S&P threatens to lower rating
The economic growth fell to a nine-year low of 5.3% for the three months ending March 2012, while the overall growth for FY’12 stood at 6.5%
MUMBAI: Global agency Standard and Poor’s yesterday threatened to downgrade India’s credit rating to ‘speculative grade’ saying the roadblocks for reforms are on account of division of roles between Sonia Gandhi and ‘unelected’ Manmohan Singh.
The crux of the current political problem for economic liberalisation is the nature of leadership within the central government and not ‘obstreperous’ allies or an ‘unhelpful’ opposition, it said.
“Slowing GDP growth and political roadblocks to economic policy making could put India at risk of losing its investment grade rating”, the S&P said in its report — Will India Be The First BRIC Fallen Angel?
Standard and Poor’s, which had lowered India’s rating outlook to ‘negative’ from ‘stable’ in April, said the Congress party is divided on economic policies and there is substantial opposition within the party to any serious liberalisation of the economy.
“Moreover, paramount political power rests with the leader of the Congress party, Sonia Gandhi, who holds no Cabinet position, while the government is led by an unelected Prime Minister Manmohan Singh, who lacks a political base of his own”, it said.
The S&P said the division of roles between “a political powerful” Congress president and an “appointed” prime minister “has weakened the framework for making policy, in our view.”
The S&P report led to substantial erosion of gains in the stock market in early trade and the BSE Sensex finally closed 51 points down. It also left a negative impact on rupee against dollar.
Setbacks or reversals in India’s path toward a more liberal economy, S&P’s credit analyst Joydeep Mukerji said, “could hurt its long-term growth prospects and, therefore, its credit quality.”

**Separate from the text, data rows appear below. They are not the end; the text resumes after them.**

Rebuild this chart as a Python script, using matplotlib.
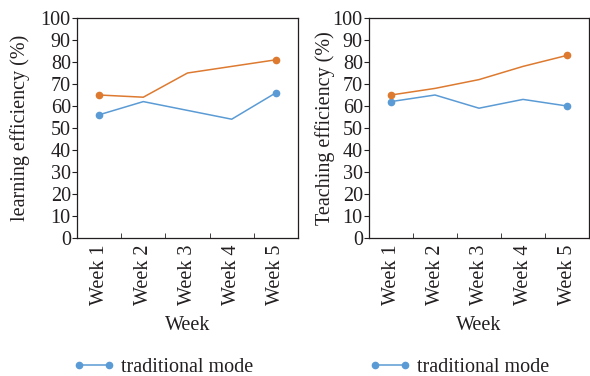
#!/usr/bin/env python
"""
Learning and teaching efficiency over five weeks
"""

import matplotlib.pyplot as plt
from matplotlib.ticker import FixedLocator

weeks = ["Week 1", "Week 2", "Week 3", "Week 4", "Week 5"]
learning_traditional = [56, 62, 58, 54, 66]
learning_new = [65, 64, 75, 78, 81]
teaching_traditional = [62, 65, 59, 63, 60]
teaching_new = [65, 68, 72, 78, 83]

BLUE = "#5b9bd5"
ORANGE = "#dd7a30"
TEXT = "#231f20"
FS = 14.5


def draw_panel(ax, traditional, new, ylabel, ylabelpad, legend_x):
    """
    One panel with both series
    """
    x = list(range(1, len(weeks) + 1))
    ax.plot(x, traditional, color=BLUE, lw=1.1, marker="o", ms=4.5,
            markevery=[0, -1], label="traditional mode")
    ax.plot(x, new, color=ORANGE, lw=1.1, marker="o", ms=4.5,
            markevery=[0, -1])
    ax.set_xlim(0.5, len(weeks) + 0.5)
    ax.set_ylim(0, 100)
    ax.set_yticks(range(0, 101, 10))
    ax.set_xticks(x)
    ax.set_xticklabels(weeks, rotation=90)
    ax.xaxis.set_minor_locator(FixedLocator([i + 0.5 for i in range(1, len(weeks))]))
    ax.tick_params(axis="x", which="major", length=0, pad=5)
    ax.tick_params(axis="x", which="minor", direction="in", length=3.5, color=TEXT)
    ax.tick_params(axis="y", direction="out", length=3.5, color=TEXT, pad=1)
    ax.tick_params(labelsize=FS, labelcolor=TEXT)
    for spine in ax.spines.values():
        spine.set_color(TEXT)
        spine.set_linewidth(0.9)
    ax.set_ylabel(ylabel, fontsize=FS, color=TEXT, labelpad=ylabelpad)
    ax.set_xlabel("Week", fontsize=FS, color=TEXT, labelpad=7.5)
    ax.legend(loc="center", bbox_to_anchor=(legend_x, -0.59), frameon=False,
              numpoints=2, handlelength=2.1, handletextpad=0.3, fontsize=FS,
              labelcolor=TEXT, borderaxespad=0, borderpad=0)


def main():
    """
    Driver code
    """
    plt.rcParams["font.family"] = ["Liberation Serif", "DejaVu Serif"]
    fig = plt.figure(figsize=(5.9, 3.76), dpi=100)
    ax1 = fig.add_axes([77 / 590, 138 / 376, 221 / 590, 220 / 376])
    ax2 = fig.add_axes([369 / 590, 138 / 376, 220 / 590, 220 / 376])
    draw_panel(ax1, learning_traditional, learning_new,
               "learning efficiency (%)", 8, 0.39)
    draw_panel(ax2, teaching_traditional, teaching_new,
               "Teaching efficiency (%)", -2, 0.41)
    fig.savefig("out.png", dpi=100)


if __name__ == "__main__":
    main()
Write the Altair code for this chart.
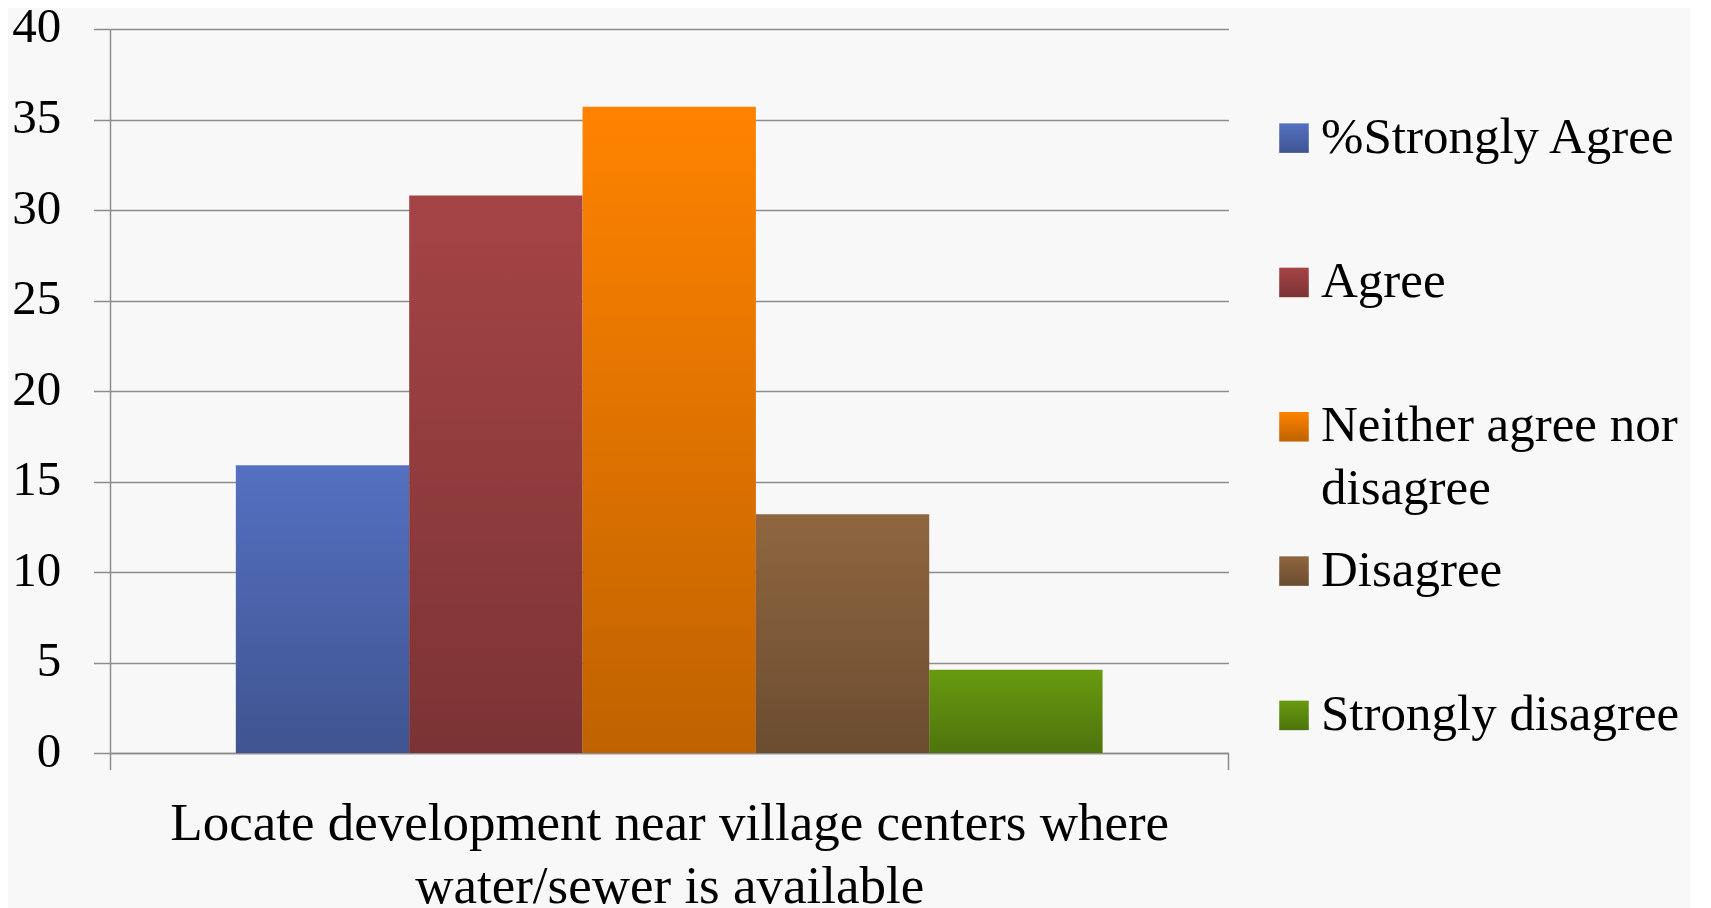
import altair as alt
import pandas as pd

# ---- data ----
category = ["Locate development near village centers where water/sewer is available"]
responses = ["%Strongly Agree", "Agree", "Neither agree nor disagree", "Disagree", "Strongly disagree"]
values = [15.9, 30.8, 35.7, 13.2, 4.6]
legend_text = ["%Strongly Agree", "Agree", "Neither agree nor|disagree", "Disagree", "Strongly disagree"]
bar_colors = ["#5470C0", "#A54446", "#FF8300", "#8F6640", "#689A10"]
y_ticks = [0, 5, 10, 15, 20, 25, 30, 35, 40]
x_title_lines = ["Locate development near village centers where", "water/sewer is available"]

FONT = "Liberation Serif"
GRID = "#8c8c8c"

df = pd.DataFrame({
    "category": category * len(responses),
    "response": responses,
    "value": values,
})
leg = pd.DataFrame({"response": responses, "label": legend_text})

color_scale = alt.Scale(domain=responses, range=bar_colors)

shade = alt.Gradient(
    gradient="linear", x1=0, x2=0, y1=0, y2=1,
    stops=[alt.GradientStop(color="rgba(0,0,0,0)", offset=0),
           alt.GradientStop(color="rgba(0,0,0,0.25)", offset=1)],
)

x_enc = alt.X(
    "category:N",
    scale=alt.Scale(paddingInner=0, paddingOuter=0),
    axis=alt.Axis(
        labels=False, tickBand="extent", ticks=True, tickSize=16.5,
        tickColor=GRID, tickWidth=1.5, domain=True, domainColor=GRID,
        domainWidth=1.5, grid=False, title=x_title_lines, titleFont=FONT,
        titleFontSize=53, titleFontWeight="normal", titleColor="black",
        titleLineHeight=63, titlePadding=27,
    ),
)
xo_enc = alt.XOffset(
    "response:N", sort=responses,
    scale=alt.Scale(paddingInner=0, paddingOuter=0.726),
)
y_enc = alt.Y(
    "value:Q",
    scale=alt.Scale(domain=[0, 40], nice=False),
    axis=alt.Axis(
        values=y_ticks, title=None, grid=True, gridColor=GRID, gridWidth=1.5,
        domain=True, domainColor=GRID, domainWidth=1.5, ticks=True,
        tickSize=16.5, tickColor=GRID, tickWidth=1.5, labelFont=FONT,
        labelFontSize=49, labelColor="black", labelPadding=32.7,
        labelOverlap=False, labelOffset=-2,
    ),
)

base = alt.Chart(df).encode(x=x_enc, xOffset=xo_enc, y=y_enc)
bars = base.mark_bar().encode(
    color=alt.Color("response:N", scale=color_scale, legend=None)
)
bars_shade = base.mark_bar(fill=shade)
main = alt.layer(bars, bars_shade).properties(width=1118.4, height=724.1)

# ---- legend drawn as its own small panel ----
ly = alt.Y(
    "response:N", sort=responses,
    scale=alt.Scale(domain=responses, range=[109.1, 686.4], type="point", padding=0),
    axis=None,
)
lbase = alt.Chart(leg).encode(y=ly)
sw = lbase.mark_square(size=870, opacity=1).encode(
    color=alt.Color("response:N", scale=color_scale, legend=None)
)
sw_shade = lbase.mark_square(size=870, opacity=1, fill=shade)
txt = lbase.mark_text(
    align="left", baseline="alphabetic", dx=27, dy=14.5, font=FONT,
    fontSize=51, lineBreak="|", lineHeight=63, color="black",
).encode(text="label:N")
legend_chart = alt.layer(sw, sw_shade, txt).properties(width=30, height=724.1)

chart = (
    alt.hconcat(main, legend_chart, spacing=50, bounds="flush")
    .properties(padding={"left": 3, "top": -6, "right": 10, "bottom": 0},
                background="#f8f8f8")
    .configure_view(stroke="transparent")
)

chart.save("out.html", embed_options={"renderer": "svg", "actions": False})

S&P had upgraded India to investment grade BBB rating in January 2007, after four years of above nine per cent growth.
BRIC refers to the high-growth economies of Brazil, Russia, India and China. The other three BRIC members enjoy a higher rating or outlook than India’s at present, S&P said.
The economic growth fell to a nine-year low of 5.3 per cent for the three months ending March 2012, while the overall growth for FY’12 stood at 6.5 per cent, lower than the 6.7 per cent clocked during the peak of the credit crisis in the Western world.